What the task asks => Determine the count of lines holding the string "this". Return only the number.

start Exercise material

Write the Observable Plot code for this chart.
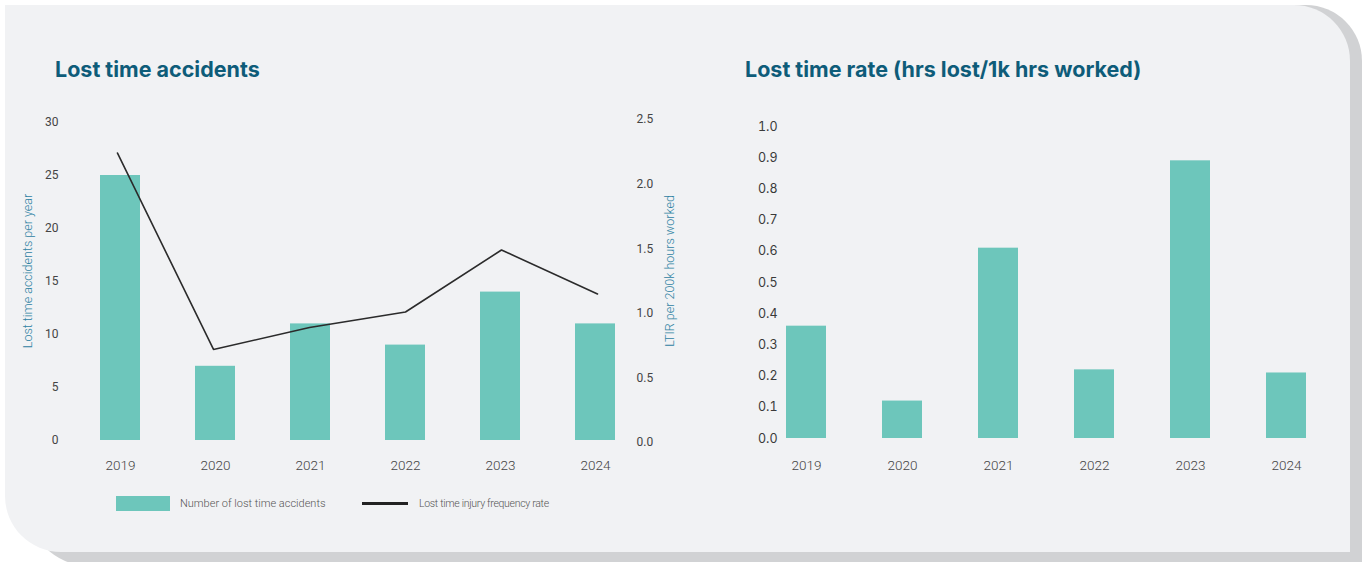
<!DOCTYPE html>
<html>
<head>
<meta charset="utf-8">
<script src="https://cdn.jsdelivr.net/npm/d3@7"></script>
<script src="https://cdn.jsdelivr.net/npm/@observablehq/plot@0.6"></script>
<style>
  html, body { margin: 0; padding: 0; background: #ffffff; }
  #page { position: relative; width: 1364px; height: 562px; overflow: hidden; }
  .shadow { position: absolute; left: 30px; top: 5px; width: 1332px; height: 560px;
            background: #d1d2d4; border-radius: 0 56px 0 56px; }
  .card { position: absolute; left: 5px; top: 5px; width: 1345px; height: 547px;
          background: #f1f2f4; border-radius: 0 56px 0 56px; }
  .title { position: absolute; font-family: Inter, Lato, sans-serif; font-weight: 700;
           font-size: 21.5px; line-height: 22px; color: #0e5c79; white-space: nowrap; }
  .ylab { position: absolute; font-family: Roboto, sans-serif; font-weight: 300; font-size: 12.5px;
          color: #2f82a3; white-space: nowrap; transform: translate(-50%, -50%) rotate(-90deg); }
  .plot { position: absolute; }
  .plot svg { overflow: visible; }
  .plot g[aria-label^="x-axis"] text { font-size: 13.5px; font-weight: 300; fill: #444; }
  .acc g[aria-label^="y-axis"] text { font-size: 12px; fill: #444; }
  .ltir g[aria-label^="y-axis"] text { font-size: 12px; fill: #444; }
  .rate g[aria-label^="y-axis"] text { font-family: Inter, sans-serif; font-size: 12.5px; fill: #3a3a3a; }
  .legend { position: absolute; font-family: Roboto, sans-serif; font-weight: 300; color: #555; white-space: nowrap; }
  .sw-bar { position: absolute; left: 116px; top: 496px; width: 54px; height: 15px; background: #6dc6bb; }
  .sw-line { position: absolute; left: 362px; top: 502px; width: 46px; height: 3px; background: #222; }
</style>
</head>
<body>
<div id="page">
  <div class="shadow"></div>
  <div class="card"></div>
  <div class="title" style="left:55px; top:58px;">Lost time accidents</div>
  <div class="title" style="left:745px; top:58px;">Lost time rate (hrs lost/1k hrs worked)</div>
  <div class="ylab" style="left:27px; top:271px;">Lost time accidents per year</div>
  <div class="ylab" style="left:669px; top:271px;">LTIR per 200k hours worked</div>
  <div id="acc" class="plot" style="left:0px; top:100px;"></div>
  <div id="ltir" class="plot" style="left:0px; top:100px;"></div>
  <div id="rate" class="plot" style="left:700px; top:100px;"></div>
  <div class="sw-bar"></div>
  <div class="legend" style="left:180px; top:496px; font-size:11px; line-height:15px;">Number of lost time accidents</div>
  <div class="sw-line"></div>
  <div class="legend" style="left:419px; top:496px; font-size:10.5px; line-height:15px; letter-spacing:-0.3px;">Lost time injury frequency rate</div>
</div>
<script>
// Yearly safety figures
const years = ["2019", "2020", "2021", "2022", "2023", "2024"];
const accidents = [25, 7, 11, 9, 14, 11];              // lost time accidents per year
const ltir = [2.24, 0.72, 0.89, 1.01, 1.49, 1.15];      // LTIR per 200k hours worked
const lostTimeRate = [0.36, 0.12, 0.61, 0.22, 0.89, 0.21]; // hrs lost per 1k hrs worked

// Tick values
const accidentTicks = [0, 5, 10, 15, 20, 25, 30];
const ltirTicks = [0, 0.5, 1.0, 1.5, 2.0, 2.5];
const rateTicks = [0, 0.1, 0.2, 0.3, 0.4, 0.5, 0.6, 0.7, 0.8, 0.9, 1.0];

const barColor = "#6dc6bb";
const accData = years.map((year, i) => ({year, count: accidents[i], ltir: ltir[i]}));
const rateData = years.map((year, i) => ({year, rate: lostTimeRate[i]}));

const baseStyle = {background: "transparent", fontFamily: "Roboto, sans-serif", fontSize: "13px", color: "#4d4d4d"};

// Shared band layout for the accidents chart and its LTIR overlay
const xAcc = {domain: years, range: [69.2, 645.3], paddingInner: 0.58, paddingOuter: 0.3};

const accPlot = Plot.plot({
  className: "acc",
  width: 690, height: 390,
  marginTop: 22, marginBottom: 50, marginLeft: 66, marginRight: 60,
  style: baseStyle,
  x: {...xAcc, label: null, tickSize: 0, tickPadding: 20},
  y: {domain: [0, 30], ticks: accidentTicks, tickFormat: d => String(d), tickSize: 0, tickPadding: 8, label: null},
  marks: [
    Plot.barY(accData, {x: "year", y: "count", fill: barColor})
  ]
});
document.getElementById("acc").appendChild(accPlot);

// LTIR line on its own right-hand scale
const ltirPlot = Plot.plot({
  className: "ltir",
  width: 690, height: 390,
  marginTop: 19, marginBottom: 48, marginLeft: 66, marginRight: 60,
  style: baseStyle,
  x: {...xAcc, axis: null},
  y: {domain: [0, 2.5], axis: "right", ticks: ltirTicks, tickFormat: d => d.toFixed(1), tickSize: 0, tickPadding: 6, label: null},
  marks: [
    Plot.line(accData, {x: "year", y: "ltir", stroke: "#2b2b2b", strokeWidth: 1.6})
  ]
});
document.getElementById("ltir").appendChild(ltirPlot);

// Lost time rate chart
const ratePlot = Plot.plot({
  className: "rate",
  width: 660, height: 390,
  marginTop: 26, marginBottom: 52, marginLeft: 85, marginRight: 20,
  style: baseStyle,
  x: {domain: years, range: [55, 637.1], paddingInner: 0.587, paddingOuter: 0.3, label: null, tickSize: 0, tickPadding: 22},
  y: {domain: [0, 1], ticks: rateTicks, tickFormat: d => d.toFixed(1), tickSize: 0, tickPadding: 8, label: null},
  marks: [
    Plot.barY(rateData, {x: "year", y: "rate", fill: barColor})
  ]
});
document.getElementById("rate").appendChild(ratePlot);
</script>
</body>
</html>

end Exercise material
start Exercise material

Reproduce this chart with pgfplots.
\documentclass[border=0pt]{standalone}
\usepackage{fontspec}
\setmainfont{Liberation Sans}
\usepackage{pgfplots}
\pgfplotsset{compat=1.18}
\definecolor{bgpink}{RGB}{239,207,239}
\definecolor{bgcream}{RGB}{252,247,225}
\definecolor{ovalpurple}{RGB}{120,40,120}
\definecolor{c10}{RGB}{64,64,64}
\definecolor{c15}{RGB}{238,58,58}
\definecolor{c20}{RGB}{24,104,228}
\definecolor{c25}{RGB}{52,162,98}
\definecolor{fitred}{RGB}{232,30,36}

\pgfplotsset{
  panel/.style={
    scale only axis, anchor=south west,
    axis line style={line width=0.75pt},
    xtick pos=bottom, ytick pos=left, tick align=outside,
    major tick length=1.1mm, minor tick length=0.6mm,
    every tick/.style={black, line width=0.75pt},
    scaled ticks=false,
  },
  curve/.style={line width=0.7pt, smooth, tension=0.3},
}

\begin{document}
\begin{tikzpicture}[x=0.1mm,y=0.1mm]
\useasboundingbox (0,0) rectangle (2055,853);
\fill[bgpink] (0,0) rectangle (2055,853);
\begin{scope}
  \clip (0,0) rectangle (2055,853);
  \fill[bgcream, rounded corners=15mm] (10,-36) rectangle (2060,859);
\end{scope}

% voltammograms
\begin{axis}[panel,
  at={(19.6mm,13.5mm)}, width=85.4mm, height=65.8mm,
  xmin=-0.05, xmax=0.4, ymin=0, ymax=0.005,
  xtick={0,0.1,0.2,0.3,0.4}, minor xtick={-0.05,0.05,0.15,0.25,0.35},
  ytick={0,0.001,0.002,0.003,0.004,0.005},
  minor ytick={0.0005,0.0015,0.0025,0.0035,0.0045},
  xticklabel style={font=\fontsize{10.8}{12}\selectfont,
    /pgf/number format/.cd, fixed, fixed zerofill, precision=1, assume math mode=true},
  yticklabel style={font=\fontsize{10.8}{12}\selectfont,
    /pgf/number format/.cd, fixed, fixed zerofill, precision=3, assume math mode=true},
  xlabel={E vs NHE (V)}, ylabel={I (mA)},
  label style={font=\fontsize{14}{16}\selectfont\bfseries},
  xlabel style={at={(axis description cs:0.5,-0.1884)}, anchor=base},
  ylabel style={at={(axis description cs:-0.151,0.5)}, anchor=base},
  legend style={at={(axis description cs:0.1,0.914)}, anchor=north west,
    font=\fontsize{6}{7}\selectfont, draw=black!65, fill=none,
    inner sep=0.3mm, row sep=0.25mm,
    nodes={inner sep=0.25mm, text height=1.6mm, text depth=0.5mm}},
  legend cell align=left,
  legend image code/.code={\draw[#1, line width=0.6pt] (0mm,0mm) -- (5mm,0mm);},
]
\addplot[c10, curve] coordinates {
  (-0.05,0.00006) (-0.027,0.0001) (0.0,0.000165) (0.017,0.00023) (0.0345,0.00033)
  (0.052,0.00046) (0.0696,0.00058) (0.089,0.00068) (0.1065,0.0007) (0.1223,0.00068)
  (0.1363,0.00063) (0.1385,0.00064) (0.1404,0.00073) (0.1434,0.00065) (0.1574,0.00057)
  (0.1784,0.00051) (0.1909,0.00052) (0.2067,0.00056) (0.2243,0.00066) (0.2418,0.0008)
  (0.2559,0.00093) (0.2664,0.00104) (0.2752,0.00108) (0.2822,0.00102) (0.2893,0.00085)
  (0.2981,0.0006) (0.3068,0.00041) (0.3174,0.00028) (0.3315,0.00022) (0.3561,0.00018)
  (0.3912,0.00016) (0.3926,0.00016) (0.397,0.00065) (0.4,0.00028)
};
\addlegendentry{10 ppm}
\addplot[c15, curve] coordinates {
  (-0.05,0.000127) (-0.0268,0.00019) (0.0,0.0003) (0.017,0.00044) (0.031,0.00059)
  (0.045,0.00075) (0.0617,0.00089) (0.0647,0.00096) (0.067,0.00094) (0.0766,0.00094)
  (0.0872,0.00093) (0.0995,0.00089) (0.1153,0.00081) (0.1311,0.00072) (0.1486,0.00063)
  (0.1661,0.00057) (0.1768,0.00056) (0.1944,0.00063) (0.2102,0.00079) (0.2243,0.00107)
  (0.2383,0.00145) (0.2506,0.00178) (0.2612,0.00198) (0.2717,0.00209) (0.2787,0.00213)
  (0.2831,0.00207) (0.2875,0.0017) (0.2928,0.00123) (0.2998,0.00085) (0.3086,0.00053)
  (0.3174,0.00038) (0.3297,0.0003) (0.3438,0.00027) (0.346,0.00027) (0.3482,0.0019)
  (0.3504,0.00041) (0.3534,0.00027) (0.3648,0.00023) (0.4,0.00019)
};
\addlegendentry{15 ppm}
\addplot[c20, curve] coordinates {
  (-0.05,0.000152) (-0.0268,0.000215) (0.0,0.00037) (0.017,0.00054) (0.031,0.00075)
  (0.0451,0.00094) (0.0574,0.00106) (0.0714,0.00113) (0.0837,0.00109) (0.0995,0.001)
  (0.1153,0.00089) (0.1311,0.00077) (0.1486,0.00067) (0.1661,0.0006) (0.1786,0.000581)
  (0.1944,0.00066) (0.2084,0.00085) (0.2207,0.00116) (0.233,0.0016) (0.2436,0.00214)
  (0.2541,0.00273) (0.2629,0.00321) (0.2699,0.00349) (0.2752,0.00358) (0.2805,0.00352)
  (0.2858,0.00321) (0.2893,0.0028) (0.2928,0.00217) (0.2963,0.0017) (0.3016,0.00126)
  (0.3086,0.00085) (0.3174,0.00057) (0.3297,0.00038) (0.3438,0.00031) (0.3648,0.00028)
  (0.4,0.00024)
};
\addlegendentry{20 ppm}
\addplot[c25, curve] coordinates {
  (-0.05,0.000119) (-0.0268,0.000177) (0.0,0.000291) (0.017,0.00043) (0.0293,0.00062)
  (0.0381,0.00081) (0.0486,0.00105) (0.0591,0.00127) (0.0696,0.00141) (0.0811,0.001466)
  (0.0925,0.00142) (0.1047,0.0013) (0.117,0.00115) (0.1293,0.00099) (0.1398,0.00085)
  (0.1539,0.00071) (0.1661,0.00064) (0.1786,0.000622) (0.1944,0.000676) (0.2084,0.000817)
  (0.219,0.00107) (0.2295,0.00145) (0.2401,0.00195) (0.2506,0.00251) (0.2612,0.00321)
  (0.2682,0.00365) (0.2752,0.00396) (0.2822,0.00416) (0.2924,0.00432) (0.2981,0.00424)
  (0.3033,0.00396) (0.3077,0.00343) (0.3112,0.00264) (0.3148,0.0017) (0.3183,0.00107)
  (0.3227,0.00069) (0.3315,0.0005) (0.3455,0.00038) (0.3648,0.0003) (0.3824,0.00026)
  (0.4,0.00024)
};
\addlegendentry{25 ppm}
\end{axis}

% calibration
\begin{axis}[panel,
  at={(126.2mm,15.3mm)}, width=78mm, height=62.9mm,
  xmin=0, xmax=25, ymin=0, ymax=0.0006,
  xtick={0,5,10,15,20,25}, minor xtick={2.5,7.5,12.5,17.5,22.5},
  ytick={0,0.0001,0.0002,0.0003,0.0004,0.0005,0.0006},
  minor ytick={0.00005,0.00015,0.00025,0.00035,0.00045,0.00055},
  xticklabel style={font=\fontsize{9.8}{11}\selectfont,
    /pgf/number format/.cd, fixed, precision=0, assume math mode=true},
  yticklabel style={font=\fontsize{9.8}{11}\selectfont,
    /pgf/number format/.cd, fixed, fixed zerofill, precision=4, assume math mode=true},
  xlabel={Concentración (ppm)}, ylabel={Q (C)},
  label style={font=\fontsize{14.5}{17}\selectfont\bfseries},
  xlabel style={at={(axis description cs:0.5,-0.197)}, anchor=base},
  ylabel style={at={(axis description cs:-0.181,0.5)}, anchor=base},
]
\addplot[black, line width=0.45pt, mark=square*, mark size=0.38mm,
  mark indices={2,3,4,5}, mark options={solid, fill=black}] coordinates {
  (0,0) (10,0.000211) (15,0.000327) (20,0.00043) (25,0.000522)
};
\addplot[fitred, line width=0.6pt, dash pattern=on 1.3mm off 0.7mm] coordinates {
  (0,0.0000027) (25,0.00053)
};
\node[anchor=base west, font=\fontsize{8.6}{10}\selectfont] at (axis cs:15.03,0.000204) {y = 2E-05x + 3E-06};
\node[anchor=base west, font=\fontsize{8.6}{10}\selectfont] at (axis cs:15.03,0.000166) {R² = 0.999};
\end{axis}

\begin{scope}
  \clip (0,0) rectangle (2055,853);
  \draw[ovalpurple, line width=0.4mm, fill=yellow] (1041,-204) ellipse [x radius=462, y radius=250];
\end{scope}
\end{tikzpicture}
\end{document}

end Exercise material

Written response => 2